• **AIM OF THE EXERCISE**: Gather up the lines with the word "matplotlib" in them.

[Data listing]
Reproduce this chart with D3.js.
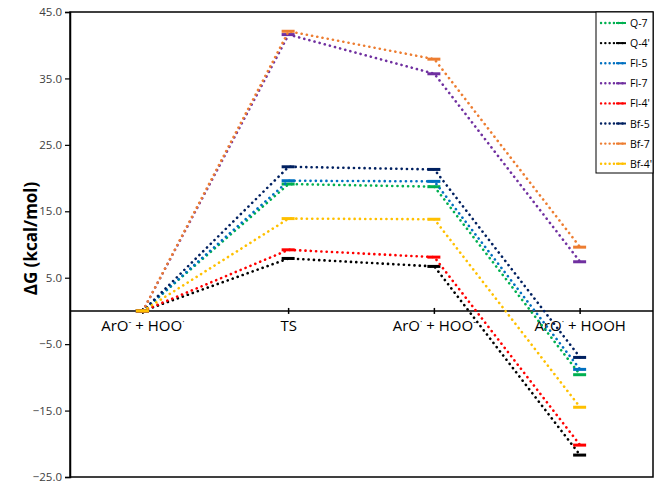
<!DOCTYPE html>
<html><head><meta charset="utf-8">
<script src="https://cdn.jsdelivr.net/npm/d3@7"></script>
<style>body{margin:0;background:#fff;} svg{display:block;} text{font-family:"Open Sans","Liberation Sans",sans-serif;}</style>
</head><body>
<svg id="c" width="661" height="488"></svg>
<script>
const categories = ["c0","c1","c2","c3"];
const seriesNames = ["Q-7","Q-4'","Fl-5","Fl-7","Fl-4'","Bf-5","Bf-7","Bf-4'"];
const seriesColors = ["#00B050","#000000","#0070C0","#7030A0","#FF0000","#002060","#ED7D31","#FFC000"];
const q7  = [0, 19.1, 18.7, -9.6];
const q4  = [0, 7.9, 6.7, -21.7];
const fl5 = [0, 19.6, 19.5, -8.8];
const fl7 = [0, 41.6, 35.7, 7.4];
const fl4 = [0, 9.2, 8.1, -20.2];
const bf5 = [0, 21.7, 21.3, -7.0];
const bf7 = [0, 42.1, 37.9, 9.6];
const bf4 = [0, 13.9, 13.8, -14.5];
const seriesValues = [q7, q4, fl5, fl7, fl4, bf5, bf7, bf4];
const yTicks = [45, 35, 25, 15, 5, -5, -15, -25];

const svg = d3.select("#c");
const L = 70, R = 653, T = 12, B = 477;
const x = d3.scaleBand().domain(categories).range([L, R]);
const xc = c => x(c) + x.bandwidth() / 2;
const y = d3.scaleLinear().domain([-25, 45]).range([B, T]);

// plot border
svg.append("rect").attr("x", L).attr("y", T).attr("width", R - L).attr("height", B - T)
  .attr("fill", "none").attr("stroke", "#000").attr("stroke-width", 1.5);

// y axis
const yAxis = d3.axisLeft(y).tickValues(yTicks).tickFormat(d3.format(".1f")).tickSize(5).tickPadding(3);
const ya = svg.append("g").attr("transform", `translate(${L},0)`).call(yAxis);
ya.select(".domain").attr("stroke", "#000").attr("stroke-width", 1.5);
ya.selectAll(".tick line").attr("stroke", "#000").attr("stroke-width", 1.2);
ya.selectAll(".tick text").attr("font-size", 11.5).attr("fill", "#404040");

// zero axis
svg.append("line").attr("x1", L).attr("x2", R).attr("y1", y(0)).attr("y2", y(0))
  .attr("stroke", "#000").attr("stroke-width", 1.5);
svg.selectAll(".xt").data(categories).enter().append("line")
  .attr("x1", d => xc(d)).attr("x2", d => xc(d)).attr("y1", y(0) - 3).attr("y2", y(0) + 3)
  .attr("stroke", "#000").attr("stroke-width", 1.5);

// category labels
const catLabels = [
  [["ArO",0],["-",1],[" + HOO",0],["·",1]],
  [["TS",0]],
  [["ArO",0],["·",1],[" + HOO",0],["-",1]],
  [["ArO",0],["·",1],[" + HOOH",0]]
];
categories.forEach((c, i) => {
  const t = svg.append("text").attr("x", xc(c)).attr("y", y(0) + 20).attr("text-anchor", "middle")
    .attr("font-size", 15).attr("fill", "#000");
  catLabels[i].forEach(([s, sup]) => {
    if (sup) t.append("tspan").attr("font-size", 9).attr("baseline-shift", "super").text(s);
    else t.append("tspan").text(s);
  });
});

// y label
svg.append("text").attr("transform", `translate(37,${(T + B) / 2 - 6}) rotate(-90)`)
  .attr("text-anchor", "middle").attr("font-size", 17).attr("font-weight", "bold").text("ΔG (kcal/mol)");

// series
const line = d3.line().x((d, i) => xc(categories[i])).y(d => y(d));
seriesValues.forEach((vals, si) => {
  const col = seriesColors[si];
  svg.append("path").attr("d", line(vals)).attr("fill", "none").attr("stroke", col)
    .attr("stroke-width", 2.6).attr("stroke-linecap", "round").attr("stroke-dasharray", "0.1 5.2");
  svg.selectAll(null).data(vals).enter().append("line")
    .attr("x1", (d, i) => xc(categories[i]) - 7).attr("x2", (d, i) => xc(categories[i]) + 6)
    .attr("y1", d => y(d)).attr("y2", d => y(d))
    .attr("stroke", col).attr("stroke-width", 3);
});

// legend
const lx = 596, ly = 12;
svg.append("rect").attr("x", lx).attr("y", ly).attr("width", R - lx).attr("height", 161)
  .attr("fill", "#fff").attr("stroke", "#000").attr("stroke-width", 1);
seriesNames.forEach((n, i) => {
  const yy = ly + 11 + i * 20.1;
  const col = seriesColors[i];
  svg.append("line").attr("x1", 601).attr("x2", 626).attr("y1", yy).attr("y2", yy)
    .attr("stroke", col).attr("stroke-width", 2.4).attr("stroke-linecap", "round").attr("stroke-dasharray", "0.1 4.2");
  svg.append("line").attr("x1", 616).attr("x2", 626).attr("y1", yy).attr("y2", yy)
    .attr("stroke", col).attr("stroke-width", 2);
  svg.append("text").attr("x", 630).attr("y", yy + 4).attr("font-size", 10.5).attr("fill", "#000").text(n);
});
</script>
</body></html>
...
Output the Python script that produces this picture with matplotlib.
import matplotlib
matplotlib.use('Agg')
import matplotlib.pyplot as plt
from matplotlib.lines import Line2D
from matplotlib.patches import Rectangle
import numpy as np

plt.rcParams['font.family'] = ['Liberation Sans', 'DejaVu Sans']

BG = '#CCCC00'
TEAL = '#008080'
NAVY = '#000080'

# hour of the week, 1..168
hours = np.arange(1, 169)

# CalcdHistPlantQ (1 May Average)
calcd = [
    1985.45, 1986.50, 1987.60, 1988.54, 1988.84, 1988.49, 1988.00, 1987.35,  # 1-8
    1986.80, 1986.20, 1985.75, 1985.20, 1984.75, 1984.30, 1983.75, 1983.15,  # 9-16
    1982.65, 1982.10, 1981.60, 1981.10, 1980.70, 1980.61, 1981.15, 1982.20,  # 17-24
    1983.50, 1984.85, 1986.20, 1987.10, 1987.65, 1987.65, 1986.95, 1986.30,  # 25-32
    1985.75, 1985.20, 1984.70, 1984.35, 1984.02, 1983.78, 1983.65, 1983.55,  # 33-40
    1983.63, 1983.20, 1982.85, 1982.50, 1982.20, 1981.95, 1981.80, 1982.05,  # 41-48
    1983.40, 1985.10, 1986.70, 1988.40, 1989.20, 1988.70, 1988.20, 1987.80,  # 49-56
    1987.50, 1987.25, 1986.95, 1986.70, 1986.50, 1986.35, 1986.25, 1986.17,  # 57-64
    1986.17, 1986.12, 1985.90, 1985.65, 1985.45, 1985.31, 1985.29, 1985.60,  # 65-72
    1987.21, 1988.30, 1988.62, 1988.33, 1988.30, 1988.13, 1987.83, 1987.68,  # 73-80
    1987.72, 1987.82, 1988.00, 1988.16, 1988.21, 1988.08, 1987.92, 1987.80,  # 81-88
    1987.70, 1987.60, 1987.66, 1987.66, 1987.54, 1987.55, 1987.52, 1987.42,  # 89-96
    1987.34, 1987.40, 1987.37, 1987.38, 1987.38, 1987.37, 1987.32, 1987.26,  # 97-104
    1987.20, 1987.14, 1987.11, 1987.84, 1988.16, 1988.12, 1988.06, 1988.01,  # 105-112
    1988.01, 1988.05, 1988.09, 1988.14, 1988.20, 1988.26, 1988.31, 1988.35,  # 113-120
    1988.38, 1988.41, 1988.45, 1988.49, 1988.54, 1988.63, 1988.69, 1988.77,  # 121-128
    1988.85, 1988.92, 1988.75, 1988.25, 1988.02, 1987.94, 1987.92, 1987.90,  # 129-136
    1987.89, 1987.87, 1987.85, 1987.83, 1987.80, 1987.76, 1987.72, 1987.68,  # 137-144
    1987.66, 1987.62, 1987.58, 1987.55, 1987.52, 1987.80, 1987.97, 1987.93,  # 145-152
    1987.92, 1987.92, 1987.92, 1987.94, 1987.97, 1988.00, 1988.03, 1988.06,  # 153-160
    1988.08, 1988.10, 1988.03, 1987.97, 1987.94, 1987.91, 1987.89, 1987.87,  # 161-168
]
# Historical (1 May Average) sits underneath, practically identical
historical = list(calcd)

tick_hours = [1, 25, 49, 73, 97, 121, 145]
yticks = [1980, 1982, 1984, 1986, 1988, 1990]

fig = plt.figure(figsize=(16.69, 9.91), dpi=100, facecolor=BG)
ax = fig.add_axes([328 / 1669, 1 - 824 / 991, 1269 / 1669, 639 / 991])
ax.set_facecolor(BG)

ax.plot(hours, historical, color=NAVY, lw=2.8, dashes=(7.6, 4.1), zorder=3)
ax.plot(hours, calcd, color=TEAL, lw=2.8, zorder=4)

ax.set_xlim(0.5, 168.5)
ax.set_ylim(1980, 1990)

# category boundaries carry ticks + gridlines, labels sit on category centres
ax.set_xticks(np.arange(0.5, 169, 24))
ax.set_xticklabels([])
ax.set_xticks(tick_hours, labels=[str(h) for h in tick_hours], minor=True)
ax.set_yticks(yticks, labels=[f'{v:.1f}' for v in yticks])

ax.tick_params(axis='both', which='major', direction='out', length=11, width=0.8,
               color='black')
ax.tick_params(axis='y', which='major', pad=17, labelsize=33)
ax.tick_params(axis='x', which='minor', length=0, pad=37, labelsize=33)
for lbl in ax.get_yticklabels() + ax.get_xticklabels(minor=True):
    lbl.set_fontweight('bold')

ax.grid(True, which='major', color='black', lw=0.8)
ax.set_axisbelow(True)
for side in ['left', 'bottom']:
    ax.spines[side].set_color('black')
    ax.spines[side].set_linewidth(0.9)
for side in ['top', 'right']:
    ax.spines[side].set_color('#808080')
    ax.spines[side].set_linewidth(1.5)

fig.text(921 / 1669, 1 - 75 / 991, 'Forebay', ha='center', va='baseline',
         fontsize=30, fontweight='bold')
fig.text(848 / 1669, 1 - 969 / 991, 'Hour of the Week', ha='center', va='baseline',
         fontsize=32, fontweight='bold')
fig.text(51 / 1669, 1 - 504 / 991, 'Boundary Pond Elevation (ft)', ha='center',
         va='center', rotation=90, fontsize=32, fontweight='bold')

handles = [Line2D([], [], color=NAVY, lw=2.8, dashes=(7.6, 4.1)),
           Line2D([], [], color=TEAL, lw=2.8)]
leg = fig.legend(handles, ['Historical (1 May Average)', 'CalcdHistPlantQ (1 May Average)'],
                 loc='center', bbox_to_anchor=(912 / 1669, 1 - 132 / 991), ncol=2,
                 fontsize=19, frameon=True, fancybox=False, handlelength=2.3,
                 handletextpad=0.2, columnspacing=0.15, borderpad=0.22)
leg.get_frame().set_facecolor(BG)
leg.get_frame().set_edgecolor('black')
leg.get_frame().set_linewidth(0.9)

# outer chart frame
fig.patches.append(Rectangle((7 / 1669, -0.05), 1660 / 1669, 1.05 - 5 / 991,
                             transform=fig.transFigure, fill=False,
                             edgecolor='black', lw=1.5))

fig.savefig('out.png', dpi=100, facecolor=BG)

• **WRITTEN ANSWER**:
Output the Python script that produces this picture with matplotlib.
import matplotlib
matplotlib.use('Agg')
import matplotlib.pyplot as plt
from matplotlib.lines import Line2D
from matplotlib.patches import Rectangle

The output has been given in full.